Give only the number of lines in the records that include the string "script".
^^^^^^^^
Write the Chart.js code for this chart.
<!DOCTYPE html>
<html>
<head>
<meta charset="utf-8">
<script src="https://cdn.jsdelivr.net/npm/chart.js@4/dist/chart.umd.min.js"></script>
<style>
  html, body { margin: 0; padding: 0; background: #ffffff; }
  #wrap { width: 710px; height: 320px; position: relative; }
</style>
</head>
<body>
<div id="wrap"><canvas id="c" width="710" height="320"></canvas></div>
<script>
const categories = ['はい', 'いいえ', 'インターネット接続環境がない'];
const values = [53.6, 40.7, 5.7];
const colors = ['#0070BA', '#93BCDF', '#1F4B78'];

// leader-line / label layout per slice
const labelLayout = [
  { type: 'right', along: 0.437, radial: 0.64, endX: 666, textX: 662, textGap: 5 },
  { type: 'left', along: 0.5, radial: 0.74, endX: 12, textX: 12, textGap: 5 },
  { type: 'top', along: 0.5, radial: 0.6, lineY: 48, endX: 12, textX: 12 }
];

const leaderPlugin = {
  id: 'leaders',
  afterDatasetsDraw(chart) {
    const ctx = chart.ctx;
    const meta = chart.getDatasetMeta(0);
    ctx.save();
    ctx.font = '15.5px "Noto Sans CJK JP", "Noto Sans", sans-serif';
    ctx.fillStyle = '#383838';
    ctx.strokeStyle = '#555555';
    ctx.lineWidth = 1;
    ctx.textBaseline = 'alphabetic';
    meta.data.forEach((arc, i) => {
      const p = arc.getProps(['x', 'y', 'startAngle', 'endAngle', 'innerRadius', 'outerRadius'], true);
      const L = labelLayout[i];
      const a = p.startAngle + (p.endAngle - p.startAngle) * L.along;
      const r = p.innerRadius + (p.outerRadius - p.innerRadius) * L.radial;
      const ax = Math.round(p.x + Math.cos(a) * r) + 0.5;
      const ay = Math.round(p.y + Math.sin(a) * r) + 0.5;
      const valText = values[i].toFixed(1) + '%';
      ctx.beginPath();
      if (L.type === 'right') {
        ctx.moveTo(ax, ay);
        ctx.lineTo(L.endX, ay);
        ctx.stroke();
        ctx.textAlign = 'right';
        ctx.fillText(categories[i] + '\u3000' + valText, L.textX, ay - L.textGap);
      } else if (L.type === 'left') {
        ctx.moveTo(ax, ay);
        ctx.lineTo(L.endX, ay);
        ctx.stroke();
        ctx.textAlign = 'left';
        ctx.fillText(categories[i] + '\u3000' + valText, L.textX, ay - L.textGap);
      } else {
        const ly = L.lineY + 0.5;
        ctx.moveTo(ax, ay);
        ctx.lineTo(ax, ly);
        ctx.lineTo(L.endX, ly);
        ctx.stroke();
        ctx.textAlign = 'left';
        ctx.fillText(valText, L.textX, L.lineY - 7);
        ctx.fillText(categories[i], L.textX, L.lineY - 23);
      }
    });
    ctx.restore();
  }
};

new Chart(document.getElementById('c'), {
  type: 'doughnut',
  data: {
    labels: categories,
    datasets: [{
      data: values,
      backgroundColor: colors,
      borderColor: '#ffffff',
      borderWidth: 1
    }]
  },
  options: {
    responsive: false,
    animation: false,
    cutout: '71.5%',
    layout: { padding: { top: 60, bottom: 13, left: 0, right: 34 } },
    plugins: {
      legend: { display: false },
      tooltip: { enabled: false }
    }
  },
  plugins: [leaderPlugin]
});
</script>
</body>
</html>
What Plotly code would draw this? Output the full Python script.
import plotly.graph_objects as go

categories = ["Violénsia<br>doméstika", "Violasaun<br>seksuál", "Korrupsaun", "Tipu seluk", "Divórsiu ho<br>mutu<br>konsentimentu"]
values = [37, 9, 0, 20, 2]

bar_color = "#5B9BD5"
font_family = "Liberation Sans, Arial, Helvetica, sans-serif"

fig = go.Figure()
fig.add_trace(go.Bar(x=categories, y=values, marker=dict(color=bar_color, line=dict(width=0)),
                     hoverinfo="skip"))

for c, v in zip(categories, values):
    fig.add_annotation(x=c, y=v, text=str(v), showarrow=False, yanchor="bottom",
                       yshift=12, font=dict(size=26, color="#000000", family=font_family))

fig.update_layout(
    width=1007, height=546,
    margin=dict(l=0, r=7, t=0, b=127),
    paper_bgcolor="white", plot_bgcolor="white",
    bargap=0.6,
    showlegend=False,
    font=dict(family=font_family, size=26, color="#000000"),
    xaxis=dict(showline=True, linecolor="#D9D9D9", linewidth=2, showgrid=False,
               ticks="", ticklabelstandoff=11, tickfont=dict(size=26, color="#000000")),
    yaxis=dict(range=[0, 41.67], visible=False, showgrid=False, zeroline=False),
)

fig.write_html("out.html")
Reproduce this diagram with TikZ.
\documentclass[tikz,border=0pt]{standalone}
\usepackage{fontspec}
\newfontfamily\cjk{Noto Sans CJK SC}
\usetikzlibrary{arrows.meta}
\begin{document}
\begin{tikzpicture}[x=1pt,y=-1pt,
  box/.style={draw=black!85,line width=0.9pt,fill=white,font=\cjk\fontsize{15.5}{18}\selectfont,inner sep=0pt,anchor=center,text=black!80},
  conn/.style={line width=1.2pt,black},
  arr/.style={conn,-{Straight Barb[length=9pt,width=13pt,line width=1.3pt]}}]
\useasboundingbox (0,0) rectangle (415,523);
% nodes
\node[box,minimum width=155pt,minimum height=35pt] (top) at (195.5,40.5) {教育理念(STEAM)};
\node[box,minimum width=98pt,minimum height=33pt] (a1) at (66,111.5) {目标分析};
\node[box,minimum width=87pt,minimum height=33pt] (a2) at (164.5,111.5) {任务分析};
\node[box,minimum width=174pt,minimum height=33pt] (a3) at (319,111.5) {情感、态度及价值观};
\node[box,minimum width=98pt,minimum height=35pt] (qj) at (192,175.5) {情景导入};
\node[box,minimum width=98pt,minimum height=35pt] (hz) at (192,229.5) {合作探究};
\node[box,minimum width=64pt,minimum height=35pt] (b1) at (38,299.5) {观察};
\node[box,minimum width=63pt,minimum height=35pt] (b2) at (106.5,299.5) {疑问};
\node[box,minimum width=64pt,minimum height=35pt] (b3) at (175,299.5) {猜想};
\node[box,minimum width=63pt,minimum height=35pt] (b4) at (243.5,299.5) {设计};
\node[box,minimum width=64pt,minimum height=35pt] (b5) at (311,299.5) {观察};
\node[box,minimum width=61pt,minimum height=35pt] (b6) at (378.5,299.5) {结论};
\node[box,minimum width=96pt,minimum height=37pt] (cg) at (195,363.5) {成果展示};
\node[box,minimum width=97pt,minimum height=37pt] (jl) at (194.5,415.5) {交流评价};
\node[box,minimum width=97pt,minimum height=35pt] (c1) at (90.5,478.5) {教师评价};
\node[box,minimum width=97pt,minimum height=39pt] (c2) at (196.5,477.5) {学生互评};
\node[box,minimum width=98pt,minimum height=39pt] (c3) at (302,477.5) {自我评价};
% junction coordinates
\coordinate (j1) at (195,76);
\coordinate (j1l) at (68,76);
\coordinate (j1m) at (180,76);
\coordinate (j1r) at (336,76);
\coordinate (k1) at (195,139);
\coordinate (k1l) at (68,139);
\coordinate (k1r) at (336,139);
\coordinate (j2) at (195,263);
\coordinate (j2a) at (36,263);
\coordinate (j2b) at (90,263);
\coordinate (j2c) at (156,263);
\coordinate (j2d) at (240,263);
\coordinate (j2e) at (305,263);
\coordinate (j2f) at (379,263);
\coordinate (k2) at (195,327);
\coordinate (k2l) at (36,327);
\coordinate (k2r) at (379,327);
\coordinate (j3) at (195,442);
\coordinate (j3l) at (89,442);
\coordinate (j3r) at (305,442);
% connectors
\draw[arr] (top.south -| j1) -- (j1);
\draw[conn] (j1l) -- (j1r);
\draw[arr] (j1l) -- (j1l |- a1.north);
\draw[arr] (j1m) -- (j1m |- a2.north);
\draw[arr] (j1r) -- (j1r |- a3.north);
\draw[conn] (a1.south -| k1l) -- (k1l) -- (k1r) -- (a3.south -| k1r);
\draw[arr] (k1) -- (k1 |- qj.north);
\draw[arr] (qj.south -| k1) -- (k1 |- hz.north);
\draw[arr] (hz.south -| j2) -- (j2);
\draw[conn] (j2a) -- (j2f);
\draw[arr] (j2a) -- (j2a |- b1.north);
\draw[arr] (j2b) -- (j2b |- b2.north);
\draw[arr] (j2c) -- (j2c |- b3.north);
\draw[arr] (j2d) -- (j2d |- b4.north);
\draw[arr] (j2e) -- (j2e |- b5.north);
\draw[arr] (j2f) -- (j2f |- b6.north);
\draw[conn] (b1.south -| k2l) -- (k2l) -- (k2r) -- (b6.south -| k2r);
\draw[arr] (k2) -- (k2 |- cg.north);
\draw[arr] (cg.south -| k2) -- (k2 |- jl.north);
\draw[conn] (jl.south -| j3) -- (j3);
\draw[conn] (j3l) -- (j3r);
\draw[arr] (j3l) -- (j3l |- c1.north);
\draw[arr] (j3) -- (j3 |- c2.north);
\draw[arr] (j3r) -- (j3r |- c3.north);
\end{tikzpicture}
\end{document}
^^^^^^^^
Finished answer: 4